I was reading an article about police in Australia beating up a man with mental health issues on his front lawn. They had been called to his address by his psychiatrist who was worried he might hurt himself. The golden rule in these situations is that the police will end up hurting him far more than he will himself, in America he will likely be shot. Again that may be true or it may not be but it does appear to be pretty commonplace if what I find on social media is anything to go by. Upon finishing the article I realised I was exhausted.

For nearly twenty years now I have been getting worked up about injustice in one form or another. I am instinctively drawn to it and appalled at what I find. For sure judging by what others post I’m barely excitable comparatively but that is probably something that has calmed in recent years from the heady revolutionary days of my youth. Perhaps it is just that after all these years you start to see how getting worked up serves no purpose beyond being emotively exhausting. Saying that there are examples of people making changes but they are not your average outraged person. There gets to a point that unless you’re actually going to do something then there’s no benefit to sitting behind a screen and getting angry, sad and / or excitable. Yet we still do, we keep on coming back to whatever fix it gives us. The buzz at seeing injustice, the feeling of being morally superior to some scumbag in uniform, the adrenal rush as you start fantasising about system change before going back to Netflix and watching Bojack Horseman or Peaky Blinders.

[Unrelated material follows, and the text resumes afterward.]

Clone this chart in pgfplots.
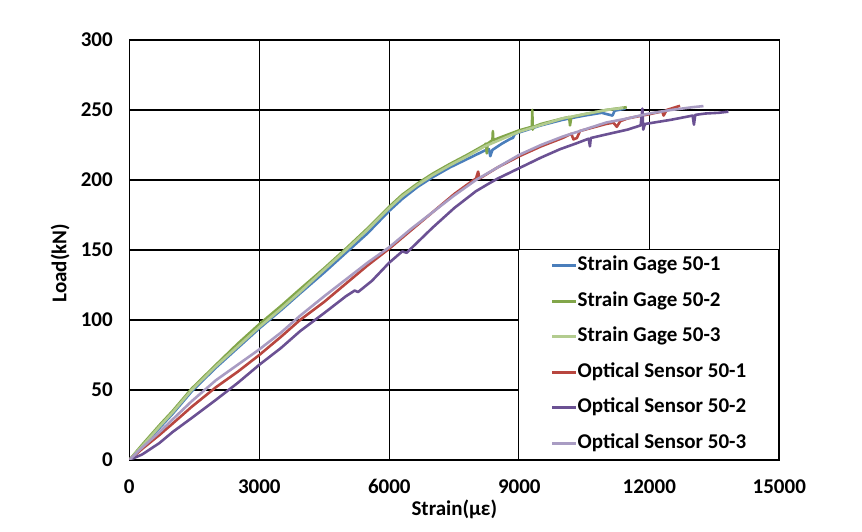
\documentclass[border=0pt]{standalone}
\usepackage{fontspec}
\setmainfont{Carlito}
\usepackage{pgfplots}
\pgfplotsset{compat=1.18}
\definecolor{sga}{HTML}{4A7EBB}
\definecolor{sgb}{HTML}{82A64A}
\definecolor{sgc}{HTML}{B3CC8F}
\definecolor{osa}{HTML}{B8463F}
\definecolor{osb}{HTML}{6B5193}
\definecolor{osc}{HTML}{A99CC3}
\newcommand{\bigb}{\fontsize{21}{25}\selectfont\bfseries}
\begin{document}
\begin{tikzpicture}
\path[use as bounding box] (-129.3pt,-72pt) rectangle (732.7pt,460pt);
\begin{axis}[
  at={(0pt,0pt)}, anchor=south west,
  scale only axis, width=650pt, height=420pt,
  xmin=0, xmax=15000, ymin=0, ymax=300,
  xtick={0,3000,6000,9000,12000,15000},
  ytick={0,50,100,150,200,250,300},
  scaled x ticks=false,
  /pgf/number format/1000 sep={},
  /pgf/number format/assume math mode=true,
  major tick length=0pt, tick style={draw=none},
  grid=major, grid style={black, line width=1.25pt},
  axis line style={black, line width=1.25pt},
  tick label style={font=\bigb},
  xticklabel style={yshift=-16pt},
  yticklabel style={xshift=-13pt},
  xlabel={Strain(με)}, ylabel={Load(kN)},
  label style={font=\bigb},
  xlabel style={at={(axis description cs:0.5,-0.0952)}, anchor=north, inner sep=0pt},
  ylabel style={at={(axis description cs:-0.1062,0.469)}, anchor=center, inner sep=0pt},
  legend style={at={(rel axis cs:1,0)}, anchor=south east, draw=black, line width=1pt,
    fill=white, font=\bigb, inner xsep=32.5pt, inner ysep=7pt, row sep=17.5pt,
    nodes={inner sep=0pt, text height=14pt, text depth=4pt},
    /tikz/every even column/.append style={column sep=0pt}},
  legend cell align=left,
  legend image code/.code={\draw[#1, line width=3pt] (0pt,0pt) -- (24pt,0pt);},
  every axis plot/.append style={line width=2.6pt, line join=round},
]
\addplot[sga] coordinates {
(0,0) (300,10) (700,23) (1000,33) (1440,49) (2000,66) (2500,80) (3000,94) (3500,107)
(3940,119) (4500,134) (5000,148) (5500,162) (6000,178) (6300,186.5) (6650,195) (7000,202)
(7400,209) (7800,215) (8200,221) (8300,222) (8330,217) (8380,221.5) (8600,226) (8800,229.5)
(8850,230) (8900,233) (9000,234) (9300,237) (9500,239) (10000,243) (10500,246) (10900,248)
(11150,246) (11200,249.5) (11450,251)};
\addlegendentry{Strain Gage 50-1}
\addplot[sgb] coordinates {
(0,0) (300,11) (700,25) (1000,35) (1440,51) (2000,68) (2500,83) (3000,97) (3500,110)
(3940,122) (4500,137) (5000,151) (5500,165.5) (6000,181) (6300,189.5) (6650,197.5) (7000,204.5)
(7400,211.5) (7800,218) (8200,225) (8230,226) (8250,219) (8270,226) (8380,228.5) (8390,235)
(8400,228.5) (9000,235.5) (9290,238) (9300,250) (9310,236) (9330,238) (9500,240) (10000,244)
(10150,245) (10170,239) (10200,245) (10500,247) (11000,250) (11480,252)};
\addlegendentry{Strain Gage 50-2}
\addplot[sgc] coordinates {
(0,0) (300,10) (700,24) (1000,34) (1440,50) (2000,67) (2500,81) (3000,95) (3500,108)
(3940,120) (4500,136) (5000,150) (5500,164.5) (6000,180) (6300,188.5) (6650,196.5) (7000,203.5)
(7400,210.5) (7800,217) (8200,224) (9000,234.5) (10000,244) (10500,247) (11000,250) (11400,251.5)};
\addlegendentry{Strain Gage 50-3}
\addplot[osa] coordinates {
(0,0) (300,8) (700,18) (1000,26) (1440,38) (2000,52) (2500,63) (3000,75) (3500,88)
(3940,100) (4500,113) (5000,126) (5500,139) (6000,151) (6500,164) (7000,177) (7500,190)
(7900,199) (8000,201) (8050,206) (8080,201) (8500,209) (9000,217) (9500,224) (10000,230)
(10200,233) (10250,229) (10330,230) (10400,235) (11000,240) (11170,241) (11250,238)
(11330,242) (11500,244) (12000,247) (12300,249) (12330,246) (12400,250) (12710,253)};
\addlegendentry{Optical Sensor 50-1}
\addplot[osb] coordinates {
(0,0) (300,4) (690,12) (1000,20) (1440,30) (2000,43) (2500,55) (3000,68) (3500,80)
(3940,92) (4500,105) (5000,117) (5200,121) (5280,120) (5400,123) (5600,128) (6000,141)
(6300,149) (6400,148) (6600,154) (7000,166) (7500,180) (8000,192) (8300,197.5) (8500,201)
(9000,208.5) (9500,216) (9940,222) (10300,226) (10600,229.5) (10630,224) (10650,230)
(11000,232.5) (11500,236) (11800,239) (11840,251) (11860,236) (11900,240) (12000,240.5)
(12500,243) (13000,246) (13030,239.5) (13060,246.5) (13300,247.5) (13600,248) (13825,248.8)};
\addlegendentry{Optical Sensor 50-2}
\addplot[osc] coordinates {
(0,0) (300,9) (700,20) (1000,29) (1440,42) (2000,57) (2500,68) (3000,79) (3500,91)
(3940,103) (4500,117) (5000,129) (5500,141) (6000,152) (6500,165) (7000,177) (7500,189)
(8000,200) (8500,209) (9000,218) (9500,225) (10000,231) (10500,236) (11000,241)
(11500,244) (12000,247.5) (12500,250) (13000,252) (13250,252.8)};
\addlegendentry{Optical Sensor 50-3}
\end{axis}
\end{tikzpicture}
\end{document}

It just can’t be healthy getting worked up and mentally exhausted over things which will exist whether you read that article or not. This isn’t defeatist or fatalist, or at least I hope it isn’t and I’m aware I’ve just created a stick to be bashed with, but it is more a recognition of a certain type of pragmatism which leads hopefully to a little mental self-preservation and also the time and energy for more productive development of both the self and the environment around us. The world needs people to stand up and fight, and the reality is they will regardless, they will go out and make the changes. What it has and what it doesn’t need are people getting themselves outraged by events which have no effect upon them, can do nothing about and / or will happen regardless of what they do, which will most likely be little more than feel anger followed by moral outrage and superiority for the five minutes before they’re distracted by a kitten. Isn’t it wonderful that feeling of superiority, moral or not.